The National Trust for Historic Preservation has quietly been operating its Preservation Green Lab for a few years now and we’re finally starting to see quantifiable data verifying what preservationists have long believed – replacement windows are not the best option for home weatherization measures. With the help of the Cascadia Green Building Council and Seattle-based Ecotope, the Green Lab has issued this new report which makes it clear that storm windows combined with cellular shades is probably the best solution to weatherizing windows in our older and historic homes.

Portland was one of the cities reflected in this study, so the report should be seen as even more relevant to the owners of the thousands of Portland area homes built with traditional wood windows – most prior to World War II.

So what are a few of the takeaways from this important study?

1. Retrofitting your old windows can give you energy performance similar to that of replacement windows.

2. Nearly all retrofit measures provide a better return on investment than replacement windows.

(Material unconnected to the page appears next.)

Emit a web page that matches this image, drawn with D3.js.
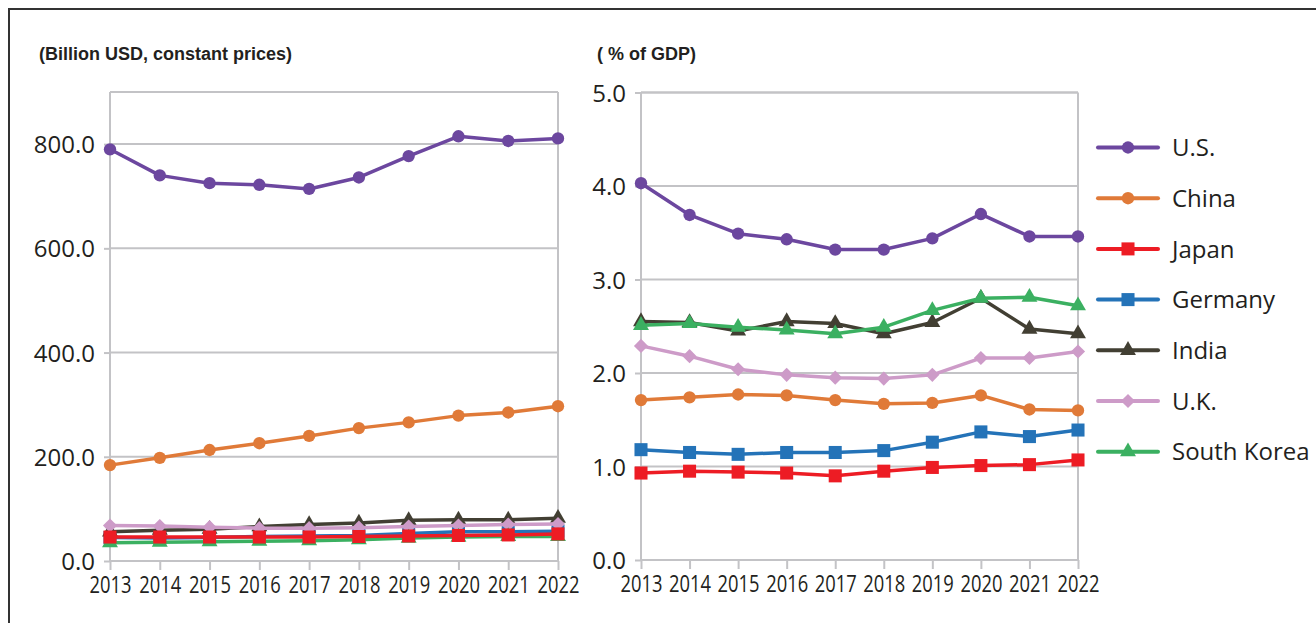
<!DOCTYPE html>
<html>
<head>
<meta charset="utf-8">
<script src="https://cdn.jsdelivr.net/npm/d3@7"></script>
<style>
  html, body { margin: 0; padding: 0; background: #fff; }
  svg { display: block; }
</style>
</head>
<body>
<svg id="chart" width="1316" height="623"></svg>
<script>
const years = [2013, 2014, 2015, 2016, 2017, 2018, 2019, 2020, 2021, 2022];
const countries = ["U.S.", "China", "Japan", "Germany", "India", "U.K.", "South Korea"];

// Left chart: billion USD, constant prices
const usdUS      = [790, 740, 725, 722, 714, 736, 777, 815, 806, 811];
const usdChina   = [184, 198, 213, 226, 240, 255, 266, 279, 285, 297];
const usdJapan   = [46, 46, 46, 46, 46, 47, 48, 49, 50, 52];
const usdGermany = [45, 44, 45, 47, 48, 49, 53, 56, 56, 57];
const usdIndia   = [56, 59, 61, 66, 70, 73, 78, 79, 79, 82];
const usdUK      = [68, 67, 65, 63, 63, 64, 66, 68, 70, 71];
const usdKorea   = [35, 36, 37, 38, 39, 41, 44, 46, 47, 47];

// Right chart: % of GDP
const gdpUS      = [4.03, 3.69, 3.49, 3.43, 3.32, 3.32, 3.44, 3.70, 3.46, 3.46];
const gdpChina   = [1.71, 1.74, 1.77, 1.76, 1.71, 1.67, 1.68, 1.76, 1.61, 1.60];
const gdpJapan   = [0.93, 0.95, 0.94, 0.93, 0.90, 0.95, 0.99, 1.01, 1.02, 1.07];
const gdpGermany = [1.18, 1.15, 1.13, 1.15, 1.15, 1.17, 1.26, 1.37, 1.32, 1.39];
const gdpIndia   = [2.55, 2.54, 2.45, 2.55, 2.53, 2.42, 2.54, 2.80, 2.47, 2.42];
const gdpUK      = [2.29, 2.18, 2.04, 1.98, 1.95, 1.94, 1.98, 2.16, 2.16, 2.23];
const gdpKorea   = [2.51, 2.53, 2.49, 2.46, 2.42, 2.49, 2.67, 2.80, 2.81, 2.72];

const leftTicks  = [0, 200, 400, 600, 800];
const rightTicks = [0, 1, 2, 3, 4, 5];
const leftTitle  = "(Billion USD, constant prices)";
const rightTitle = "( % of GDP)";

const colors = {
  "U.S.": "#6c479f", "China": "#e07a38", "Japan": "#ed1c24", "Germany": "#2473b8",
  "India": "#423f33", "U.K.": "#cd9bc8", "South Korea": "#3bb061"
};
const shapes = {
  "U.S.": "circle", "China": "circle", "Japan": "square", "Germany": "square",
  "India": "triangle", "U.K.": "diamond", "South Korea": "triangle"
};
const leftData = {
  "U.S.": usdUS, "China": usdChina, "Japan": usdJapan, "Germany": usdGermany,
  "India": usdIndia, "U.K.": usdUK, "South Korea": usdKorea
};
const rightData = {
  "U.S.": gdpUS, "China": gdpChina, "Japan": gdpJapan, "Germany": gdpGermany,
  "India": gdpIndia, "U.K.": gdpUK, "South Korea": gdpKorea
};
// drawing order (last on top)
const drawOrder = ["U.S.", "China", "Germany", "India", "U.K.", "South Korea", "Japan"];

const svg = d3.select("#chart");
const tickFont = "'Open Sans', 'DejaVu Sans', sans-serif";
const gridColor = "#c3c3c6";

// outer frame
svg.append("rect").attr("x", 9).attr("y", 9).attr("width", 1330).attr("height", 640)
  .attr("fill", "none").attr("stroke", "#333").attr("stroke-width", 2);

function symbolPath(shape) {
  const map = {
    circle: d3.symbol().type(d3.symbolCircle).size(120),
    square: d3.symbol().type(d3.symbolSquare).size(170),
    triangle: d3.symbol().type(d3.symbolTriangle).size(110),
    diamond: d3.symbol().type(d3.symbolSquare).size(100)
  };
  return map[shape]();
}

function drawPanel(cfg) {
  const x = d3.scalePoint().domain(years).range([cfg.x0, cfg.x1]);
  const y = d3.scaleLinear().domain(cfg.domain).range([cfg.y0, cfg.y1]);
  const g = svg.append("g");

  // horizontal gridlines
  g.append("g").selectAll("line").data(cfg.ticks).join("line")
    .attr("x1", cfg.x0).attr("x2", cfg.x1)
    .attr("y1", d => y(d)).attr("y2", d => y(d))
    .attr("stroke", gridColor).attr("stroke-width", 2);
  // plot box top/left/right
  g.append("line").attr("x1", cfg.x0).attr("x2", cfg.x1)
    .attr("y1", y(cfg.domain[1])).attr("y2", y(cfg.domain[1]))
    .attr("stroke", gridColor).attr("stroke-width", 2);
  [cfg.x0, cfg.x1].forEach(xx => {
    g.append("line").attr("x1", xx).attr("x2", xx)
      .attr("y1", y(cfg.domain[1])).attr("y2", y(0))
      .attr("stroke", gridColor).attr("stroke-width", 2);
  });

  // y axis
  const ya = g.append("g").attr("transform", `translate(${cfg.x0},0)`)
    .call(d3.axisLeft(y).tickValues(cfg.ticks).tickSize(6).tickPadding(9)
      .tickFormat(d3.format(".1f")));
  ya.select(".domain").remove();
  ya.selectAll(".tick line").attr("stroke", gridColor).attr("stroke-width", 2);
  ya.selectAll(".tick text").attr("font-family", tickFont).attr("font-size", 24)
    .attr("fill", "#231f20").attr("dy", "0.36em");

  // x axis
  const xa = g.append("g").attr("transform", `translate(0,${y(0)})`)
    .call(d3.axisBottom(x).tickSize(9).tickPadding(6).tickFormat(d3.format("d")));
  xa.select(".domain").remove();
  xa.selectAll(".tick line").attr("stroke", gridColor).attr("stroke-width", 2);
  xa.selectAll(".tick text").attr("font-family", tickFont).attr("font-size", 23)
    .attr("fill", "#231f20").attr("dy", "0.72em")
    .attr("textLength", 42).attr("lengthAdjust", "spacingAndGlyphs");

  // title
  svg.append("text").attr("x", cfg.titleX).attr("y", 60)
    .attr("font-family", "'Liberation Sans', Arial, sans-serif")
    .attr("font-size", 18).attr("font-weight", "bold").attr("fill", "#231f20")
    .text(cfg.title);

  const line = d3.line().x((d, i) => x(years[i])).y(d => y(d));
  drawOrder.forEach(c => {
    const vals = cfg.data[c];
    const sg = g.append("g");
    sg.append("path").datum(vals).attr("d", line)
      .attr("fill", "none").attr("stroke", colors[c]).attr("stroke-width", 3.5)
      .attr("stroke-linejoin", "round");
    sg.selectAll("path.m").data(vals).join("path").attr("class", "m")
      .attr("d", symbolPath(shapes[c]))
      .attr("transform", (d, i) => `translate(${x(years[i])},${y(d)})` + (shapes[c] === "diamond" ? " rotate(45)" : ""))
      .attr("fill", colors[c]);
  });
}

drawPanel({ x0: 110, x1: 558, y0: 561, y1: 92, domain: [0, 900], ticks: leftTicks,
  data: leftData, title: leftTitle, titleX: 39 });
drawPanel({ x0: 641, x1: 1078, y0: 560, y1: 92.5, domain: [0, 5], ticks: rightTicks,
  data: rightData, title: rightTitle, titleX: 597 });

// legend
const lg = svg.append("g");
countries.forEach((c, i) => {
  const yy = 147.5 + i * 50.7;
  lg.append("line").attr("x1", 1098).attr("x2", 1158).attr("y1", yy).attr("y2", yy)
    .attr("stroke", colors[c]).attr("stroke-width", 4).attr("stroke-linecap", "round");
  lg.append("path").attr("d", symbolPath(shapes[c]))
    .attr("transform", `translate(1128,${yy})` + (shapes[c] === "diamond" ? " rotate(45)" : ""))
    .attr("fill", colors[c]);
  lg.append("text").attr("x", 1172).attr("y", yy).attr("dy", "0.36em")
    .attr("font-family", tickFont).attr("font-size", 24).attr("fill", "#231f20")
    .text(c);
});
</script>
</body>
</html>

3. The average initial cost for replacement windows in Portland is roughly twice that of a combination of exterior storm windows and insulated cellular shades. When you combine that with the fact that the average energy savings between these two types of weatherization measures is a mere 2-3 percentage points, you can see why replacement windows are, by far, not the best option.

You can read more about the report on the National Trust’s website here.

One final note for owners of designated historic homes:  Interior weatherization measures like installing insulated cellular shades or interior window panels, probably won’t trigger those historic design review fees that many in Portland are (rightfully) up in arms about.  So not only can you save money and energy, you might also save the hassle and cost of that process.